The Congress on Friday criticised the Bharatiya Janata Party after some of its leaders either praised or posted sympathetic tweets about Mahatma Gandhi’s assassin Nathuram Godse. The Congress said that Prime Minister Narendra Modi and Amit Shah have been using Gandhi’s name for propaganda, but they are actually “Godsewadi”, or people who believe in Godse.

“No matter how much Modi tried to hide Godse’s violent mask with Gandhi spectacles, Mahatma Gandhi had said ‘I believe and it has been my experience of many times that no matter how much a person calls himself able but his hidden bad deeds do come to the fore’,” Congress spokesperson Randeep Singh Surjewala said in a tweet on Friday. “Godse killed Mahatma Gandhi in 1948, but from 2014-19, Modi’s extremist supporters and followers have killed India’s soul repeatedly by calling Godse a patriot.”

On Friday, Congress President Rahul Gandhi also criticised the BJP and Rashtriya Swayamsevak leaders over the remarks on Godse. “I finally got it.
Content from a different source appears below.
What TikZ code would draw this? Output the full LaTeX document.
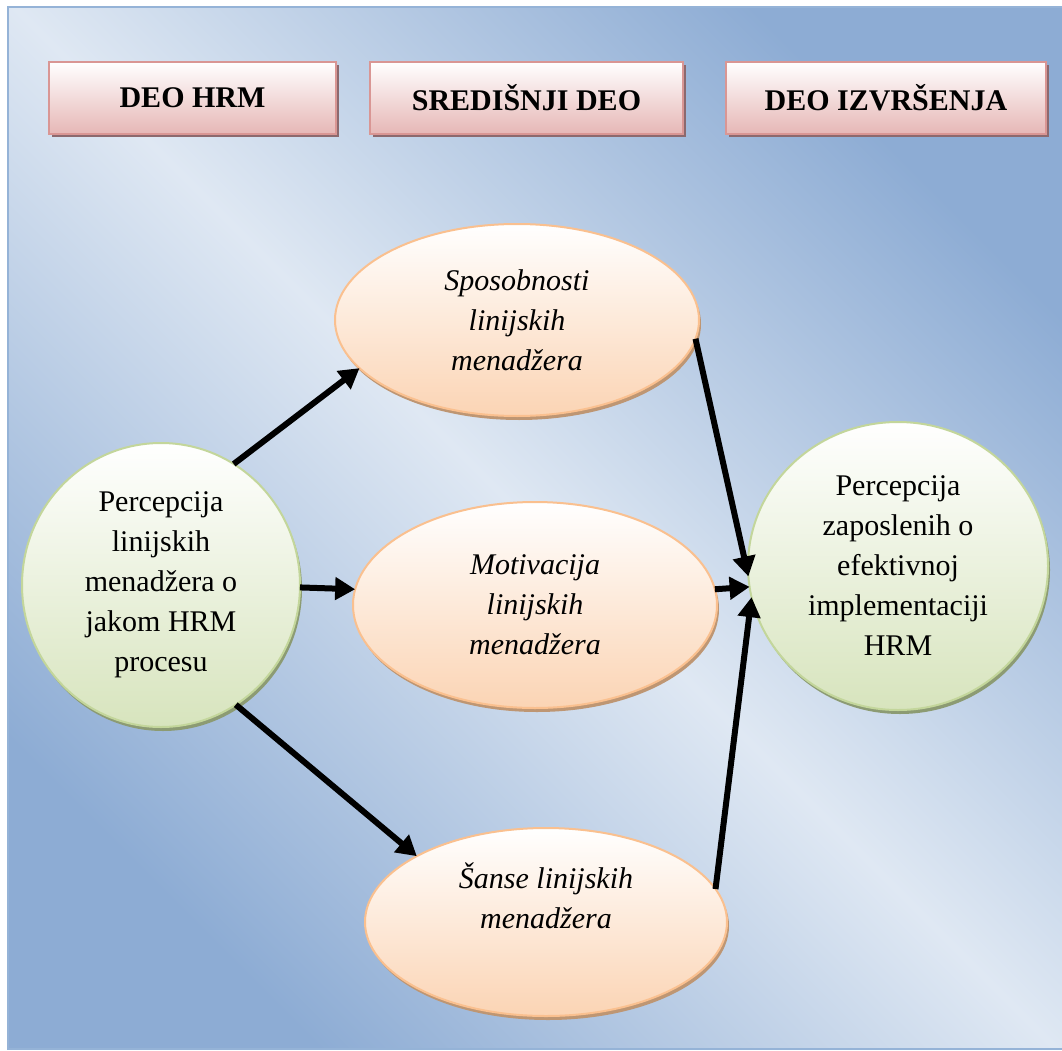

The BJP and the RSS...Are not God-Ke Lovers. They are God-Se Lovers,” Gandhi tweeted.

On Friday, finally breaking his silence on the matter, Modi said that he will never be able to forgive Pragya Singh Thakur, BJP’s Bhopal candidate, for calling Godse a patriot. “This [Thakur’s comment] is terrible, and worthy of condemnation and anger,” he said.

BJP President Amit Shah on Friday criticised the remarks made by the three leaders. “They have withdrawn their statements and apologised,” he said. “BJP has taken their statements seriously and sent these statements to a disciplinary committee.”

The controversy started on Thursday when terror-accused Pragya Singh Thakur called Godse a patriot. “People calling him a terrorist should instead look within,” she had said. “Such people will be given a befitting reply in this election.” She later apologised for the remarks after the BJP condemned her.

On Friday, BJP leader Nalinkumar Kateel, who is seeking re-election from Dakshina Kannada constituency, tweeted in Kannada, “Godse killed one, Kasab killed 72, Rajiv Gandhi killed 17,000. You judge who is more cruel in this.” With his comments, Kateel alluded to former Prime Minster Rajiv Gandhi’s alleged involvement in the anti-Sikh violence in 1984.

Union minister Anantkumar Hegde made his remarks on Godse as a response to two tweets. One, by academic Madhu Kishwar who said that Gandhi’s assassination was condemnable, but Godse was “firm on his version of patriotism”.

To this, Hegde tweeted that he was glad that “today’s generation debates in a changed perceptional environment and gives good scope for the condemned to be heard upon”. He also said that Godse would have “finally felt happy with this debate”.

Responding to another tweet, Hegde wrote, “Time to assert and move away from being apologetic! If not now...When???”

Hegde and Kateel later deleted their tweets. Hegde claimed that his account was hacked while Kateel apologised.